Federal judges will not have the last word on prisoner release
Senator George Runner
Senator George Runner
Serving the 17th District which incorporates portions of the Los Angeles, San Bernardino, Ventura and Kern counties.

On Tuesday, three federal judges decided 44,000 California state inmates ought to be released early from prison as a pretext for improving health care for prisoners who already receive lavish medical and dental services.

Rest assured, Republican legislators will not sit idly by while federal judges meddle in the affairs of California, and in the process endanger our communities. We plan to take this matter all the way to the United States Supreme Court.

Yes, California has prison issues – for which Republicans have offered many solutions throughout the years – but the conditions are not as dreadful as the Democrats and three-judge panel would have you believe.

For example, prisoners’ health care is supposedly so poor that it has been declared unconstitutional. Yet California spends $17,000 per inmate each year on health care – more than any other state. Good luck finding a law-abiding citizen who has that kind of money to spend on medical insurance each year.

A recent federal study reveals that the mortality rate for California prisoners was lower than inmate mortality rates in 37 other states and lower than mortality rates for the law-abiding public.

What California leaders need to do is take a step back and start speaking the truth about California’s prison system and stop spreading hyperbolic rumors.

I authored a paper last year that does exactly that.

“Who Is In Our State Prisons?” points out a variety of facts, including these:

Crowding: California does not have the crowding and health care problems that some liberals would have you believe. As a matter of fact, when it comes to prison populations, California is about in the middle when compared to other states, according to the Pew Institute – a Left leaning think tank.

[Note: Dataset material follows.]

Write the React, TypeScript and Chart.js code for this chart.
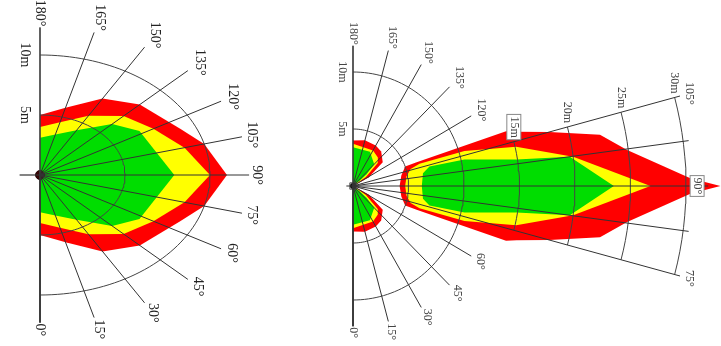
import React, { useEffect, useRef } from "react";
import { Chart, registerables } from "chart.js";

Chart.register(...registerables);

// ---------------- data (angles in degrees, 0° = down, 180° = up; distances in metres) ----------------
// Left diagram
const leftAngleTicks = [0, 15, 30, 45, 60, 75, 90, 105, 120, 135, 150, 165, 180];
const leftRingTicks = [5, 10];

const leftRedAngles = [180, 165, 150, 135, 115, 105, 90, 75, 65, 45, 30, 15, 0];
const leftRedRadii = [5.0, 5.8, 7.35, 8.3, 9.1, 10.0, 11.0, 10.0, 9.1, 8.3, 7.35, 5.8, 5.0];
const leftYellowAngles = [180, 165, 150, 135, 120, 105, 90, 75, 60, 45, 30, 15, 0];
const leftYellowRadii = [4.0, 4.55, 5.7, 6.95, 7.7, 8.8, 10.0, 8.8, 7.7, 6.95, 5.7, 4.55, 4.0];
const leftGreenAngles = [180, 165, 150, 135, 122, 90, 58, 45, 30, 15, 0];
const leftGreenRadii = [3.1, 3.5, 4.3, 6.0, 6.9, 7.9, 6.9, 6.0, 4.3, 3.5, 3.1];

// Right diagram
const rightNearAngleTicks = [0, 15, 30, 45, 60, 120, 135, 150, 165, 180];
const rightFarAngleTicks = [75, 105];
const rightFarGuideAngles = [82.5, 97.5];
const rightAxisAngle = [90];
const rightNearRingTicks = [5, 10];
const rightFarRingTicks = [15, 20, 25, 30];

const rightLobeRedAngles = [90, 102, 110, 110, 109.2, 107.9, 105, 101.4, 97.3, 91.3, 90, 88.7, 82.7, 78.6, 75, 72.1, 70.8, 70, 70, 78, 90];
const rightLobeRedRadii = [4.2, 4.45, 5.0, 6.1, 14.6, 15.5, 18.3, 22.7, 24.9, 30.4, 33.1, 30.4, 24.9, 22.7, 18.3, 15.5, 14.6, 6.1, 5.0, 4.45, 4.2];
const rightLobeYellowAngles = [90, 100, 106, 108, 107, 103.2, 97.4, 90, 82.6, 76.8, 73, 72, 74, 80, 90];
const rightLobeYellowRadii = [4.7, 4.9, 5.4, 6.3, 10.5, 15.1, 20.0, 26.8, 20.0, 15.1, 10.5, 6.3, 5.4, 4.9, 4.7];
const rightLobeGreenAngles = [90, 100, 104, 103, 99, 97.5, 90, 82.5, 81, 77, 76, 80, 90];
const rightLobeGreenRadii = [6.2, 6.4, 7.1, 10.3, 14.9, 19.7, 23.5, 19.7, 14.9, 10.3, 7.1, 6.4, 6.2];

const rightUpperRedAngles = [0, 180, 165, 150, 140, 128, 118, 0];
const rightUpperRedRadii = [0, 4.0, 4.15, 4.1, 3.95, 3.4, 1.6, 0];
const rightUpperYellowAngles = [0, 180, 150, 138, 132, 124, 0];
const rightUpperYellowRadii = [0, 3.7, 3.6, 3.35, 3.0, 1.4, 0];
const rightUpperGreenAngles = [0, 180, 153, 135, 130, 128, 0];
const rightUpperGreenRadii = [0, 3.4, 3.36, 2.7, 1.6, 0.8, 0];

const rightLowerRedAngles = [0, 0, 15, 30, 40, 52, 62, 0];
const rightLowerRedRadii = [0, 4.0, 4.15, 4.1, 3.95, 3.4, 1.6, 0];
const rightLowerYellowAngles = [0, 0, 30, 42, 48, 56, 0];
const rightLowerYellowRadii = [0, 3.7, 3.6, 3.35, 3.0, 1.4, 0];
const rightLowerGreenAngles = [0, 0, 27, 45, 50, 52, 0];
const rightLowerGreenRadii = [0, 3.4, 3.36, 2.7, 1.6, 0.8, 0];

// ---------------- layout (pixels) ----------------
const W = 721;
const H = 346;
const LEFT = { left: 0, width: 300, ox: 40, oy: 175, kx: 17, ky: 12, lineR: 12.3, stub: 1.2 };
const RIGHT = { left: 300, width: 421, ox: 53, oy: 186, kx: 11.1, ky: 11.4, lineR: 12.3, farR: 30.5, axisR: 32, stub: 0.6 };

const RED = "#ff0000";
const YELLOW = "#ffff00";
const GREEN = "#00dd00";

// ---------------- helpers ----------------
const RAD = Math.PI / 180;
const pt = (deg: number, r: number) => ({ x: r * Math.sin(deg * RAD), y: -r * Math.cos(deg * RAD) });
const polygon = (angles: number[], radii: number[]) => angles.map((a, i) => pt(a, radii[i]));
const arcPoints = (r: number, from: number, to: number) => {
  const n = Math.max(8, Math.round(Math.abs(to - from) / 2));
  const pts = [] as { x: number; y: number }[];
  for (let i = 0; i <= n; i++) pts.push(pt(from + ((to - from) * i) / n, r));
  return pts;
};
const lineDs = (data: any[], color: string, width = 1) => ({
  type: "line",
  data,
  borderColor: color,
  borderWidth: width,
  backgroundColor: color,
  pointRadius: 0,
  fill: false,
  tension: 0,
});
const zoneDs = (data: any[], color: string) => ({
  type: "line",
  data,
  borderColor: color,
  borderWidth: 0,
  backgroundColor: color,
  pointRadius: 0,
  fill: "shape",
  tension: 0,
});

type Lbl = { text: string; deg: number; r: number; mode: "radial" | "left" | "up" | "center"; gap: number; box?: boolean };

function labelPlugin(labels: Lbl[], fontSize: number, color: string) {
  return {
    id: "polarLabels",
    afterDatasetsDraw(chart: any) {
      const { ctx } = chart;
      const xs = chart.scales.x;
      const ys = chart.scales.y;
      const ox = xs.getPixelForValue(0);
      const oy = ys.getPixelForValue(0);
      ctx.save();
      ctx.font = `${fontSize}px "Liberation Serif", "Times New Roman", serif`;
      ctx.textAlign = "center";
      ctx.textBaseline = "middle";
      for (const l of labels) {
        const p = pt(l.deg, l.r);
        const ax = xs.getPixelForValue(p.x);
        const ay = ys.getPixelForValue(p.y);
        const w = ctx.measureText(l.text).width;
        const h = fontSize;
        let cx = ax;
        let cy = ay;
        if (l.mode === "radial") {
          const dx = ax - ox;
          const dy = ay - oy;
          const len = Math.hypot(dx, dy) || 1;
          const ux = dx / len;
          const uy = dy / len;
          const off = (h / 2) * Math.abs(ux) + (w / 2) * Math.abs(uy) + l.gap;
          cx = ax + ux * off;
          cy = ay + uy * off;
        } else if (l.mode === "left") {
          cx = ax - h / 2 - l.gap;
        } else if (l.mode === "up") {
          cy = ay - w / 2 - l.gap;
        }
        ctx.save();
        ctx.translate(cx, cy);
        ctx.rotate(Math.PI / 2);
        if (l.box) {
          ctx.fillStyle = "#ffffff";
          ctx.fillRect(-w / 2 - 2, -h / 2 - 1, w + 4, h + 2);
          ctx.strokeStyle = "#888888";
          ctx.lineWidth = 1;
          ctx.strokeRect(-w / 2 - 2, -h / 2 - 1, w + 4, h + 2);
        }
        ctx.fillStyle = color;
        ctx.fillText(l.text, 0, 0);
        ctx.restore();
      }
      ctx.restore();
    },
  };
}

function scalesFor(L: any) {
  return {
    x: { type: "linear", display: false, bounds: "data", min: -L.ox / L.kx, max: (L.width - L.ox) / L.kx },
    y: { type: "linear", display: false, bounds: "data", min: -(H - L.oy) / L.ky, max: L.oy / L.ky },
  };
}

const baseOptions = (L: any) => ({
  animation: false,
  responsive: false,
  events: [],
  layout: { padding: 0, autoPadding: false },
  plugins: { legend: { display: false }, tooltip: { enabled: false } },
  scales: scalesFor(L) as any,
});

function buildLeft(canvas: HTMLCanvasElement) {
  const L = LEFT;
  const datasets: any[] = [];
  leftAngleTicks.forEach((a) => datasets.push(lineDs([pt(a, 0), pt(a, L.lineR)], "#333333", 1)));
  datasets.push(lineDs([pt(270, L.stub), pt(90, 0)], "#333333", 1.2));
  datasets.push(lineDs([pt(0, L.lineR), pt(180, L.lineR)], "#555555", 1.3));
  leftRingTicks.forEach((r) => datasets.push(lineDs(arcPoints(r, 0, 180), "#444444", 1)));
  datasets.push({ type: "scatter", data: [pt(0, 0)], pointRadius: 4.5, backgroundColor: "#3a0505", borderColor: "#220000", borderWidth: 1 });
  datasets.push(zoneDs(polygon(leftGreenAngles, leftGreenRadii), GREEN));
  datasets.push(zoneDs(polygon(leftYellowAngles, leftYellowRadii), YELLOW));
  datasets.push(zoneDs(polygon(leftRedAngles, leftRedRadii), RED));

  const labels: Lbl[] = [
    ...leftAngleTicks.map((a) => ({ text: `${a}°`, deg: a, r: L.lineR, mode: "radial" as const, gap: 1 })),
    ...leftRingTicks.map((r) => ({ text: `${r}m`, deg: 180, r, mode: "left" as const, gap: 8 })),
  ];

  return new Chart(canvas, {
    type: "scatter",
    data: { datasets },
    options: baseOptions(L),
    plugins: [labelPlugin(labels, 14, "#222222")],
  } as any);
}

function buildRight(canvas: HTMLCanvasElement) {
  const R = RIGHT;
  const datasets: any[] = [];
  rightNearAngleTicks.forEach((a) => datasets.push(lineDs([pt(a, 0), pt(a, R.lineR)], "#333333", 1)));
  rightFarAngleTicks.forEach((a) => datasets.push(lineDs([pt(a, 0), pt(a, R.farR)], "#333333", 1)));
  rightFarGuideAngles.forEach((a) => datasets.push(lineDs([pt(a, 0), pt(a, R.farR)], "#333333", 1)));
  rightAxisAngle.forEach((a) => datasets.push(lineDs([pt(a + 180, R.stub), pt(a, R.axisR)], "#333333", 1.2)));
  datasets.push(lineDs([pt(0, R.lineR), pt(180, R.lineR)], "#444444", 1.3));
  rightNearRingTicks.forEach((r) => datasets.push(lineDs(arcPoints(r, 0, 180), "#444444", 1)));
  rightFarRingTicks.forEach((r) => datasets.push(lineDs(arcPoints(r, 75, 105), "#444444", 1)));
  datasets.push({ type: "scatter", data: [pt(0, 0)], pointRadius: 3, backgroundColor: "#111111", borderColor: "#111111", borderWidth: 0 });
  datasets.push({ type: "scatter", data: [pt(0, 0)], pointStyle: "rect", pointRadius: 4.5, backgroundColor: "rgba(0,0,0,0)", borderColor: "#555555", borderWidth: 1 });
  datasets.push(zoneDs(polygon(rightLobeGreenAngles, rightLobeGreenRadii), GREEN));
  datasets.push(zoneDs(polygon(rightUpperGreenAngles, rightUpperGreenRadii), GREEN));
  datasets.push(zoneDs(polygon(rightLowerGreenAngles, rightLowerGreenRadii), GREEN));
  datasets.push(zoneDs(polygon(rightLobeYellowAngles, rightLobeYellowRadii), YELLOW));
  datasets.push(zoneDs(polygon(rightUpperYellowAngles, rightUpperYellowRadii), YELLOW));
  datasets.push(zoneDs(polygon(rightLowerYellowAngles, rightLowerYellowRadii), YELLOW));
  datasets.push(zoneDs(polygon(rightLobeRedAngles, rightLobeRedRadii), RED));
  datasets.push(zoneDs(polygon(rightUpperRedAngles, rightUpperRedRadii), RED));
  datasets.push(zoneDs(polygon(rightLowerRedAngles, rightLowerRedRadii), RED));

  const labels: Lbl[] = [
    ...rightNearAngleTicks.map((a) => ({ text: `${a}°`, deg: a, r: R.lineR, mode: "radial" as const, gap: 1 })),
    ...rightFarAngleTicks.map((a) => ({ text: `${a}°`, deg: a, r: R.farR, mode: "radial" as const, gap: 1 })),
    ...rightAxisAngle.map((a) => ({ text: `${a}°`, deg: a, r: 31, mode: "center" as const, gap: 0, box: true })),
    ...rightNearRingTicks.map((r) => ({ text: `${r}m`, deg: 180, r, mode: "left" as const, gap: 5 })),
    ...rightFarRingTicks.map((r) => ({ text: `${r}m`, deg: 105, r, mode: "up" as const, gap: 4, box: r === 15 })),
  ];

  return new Chart(canvas, {
    type: "scatter",
    data: { datasets },
    options: baseOptions(R),
    plugins: [labelPlugin(labels, 12, "#444444")],
  } as any);
}

function PolarCanvas({ left, width, build }: { left: number; width: number; build: (c: HTMLCanvasElement) => Chart }) {
  const ref = useRef<HTMLCanvasElement | null>(null);
  useEffect(() => {
    if (!ref.current) return;
    const chart = build(ref.current);
    return () => chart.destroy();
  }, [build]);
  return (
    <canvas
      ref={ref}
      width={width}
      height={H}
      style={{ position: "absolute", left, top: 0, width, height: H, display: "block" }}
    />
  );
}

export default function App() {
  return (
    <div style={{ position: "fixed", left: 0, top: 0, width: W, height: H, background: "#ffffff", overflow: "hidden" }}>
      <PolarCanvas left={LEFT.left} width={LEFT.width} build={buildLeft} />
      <PolarCanvas left={RIGHT.left} width={RIGHT.width} build={buildRight} />
    </div>
  );
}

“Three Strikes” law: Both before and immediately after Three Strikes became California law in 1994, it was widely predicted, in public documents and the media, that California’s prison population would explode. Prison population estimates for mid-year 1999 were recalculated by the California Department of Corrections after Three Strikes passed and increased from 171,000 to 245,000. Neither estimate was reached. On June 30, 1999, the actual state prison population was 162,000. Ten years later, the states’ prison population is still below 170,000. With the advantage of hindsight, it is evident that the explosion in inmate growth never occurred.

Tough penalties deter crime: Opponents of tough criminal laws cannot accept that penalties deter crime. They presume that the same number of people will commit a crime whether the penalty is 5 years, 10 years, or 20 years. They are wrong. Since 1999, certain offenses with low penalties like vehicle theft have surged while the number of residential burglaries, which constitute “strikes,” have remained lower. When tough penalties contribute to fewer crimes there are also fewer criminals being sent to state prison.

I will keep you posted on the California prison debate and our battle to keep 44,000 prisoners released early.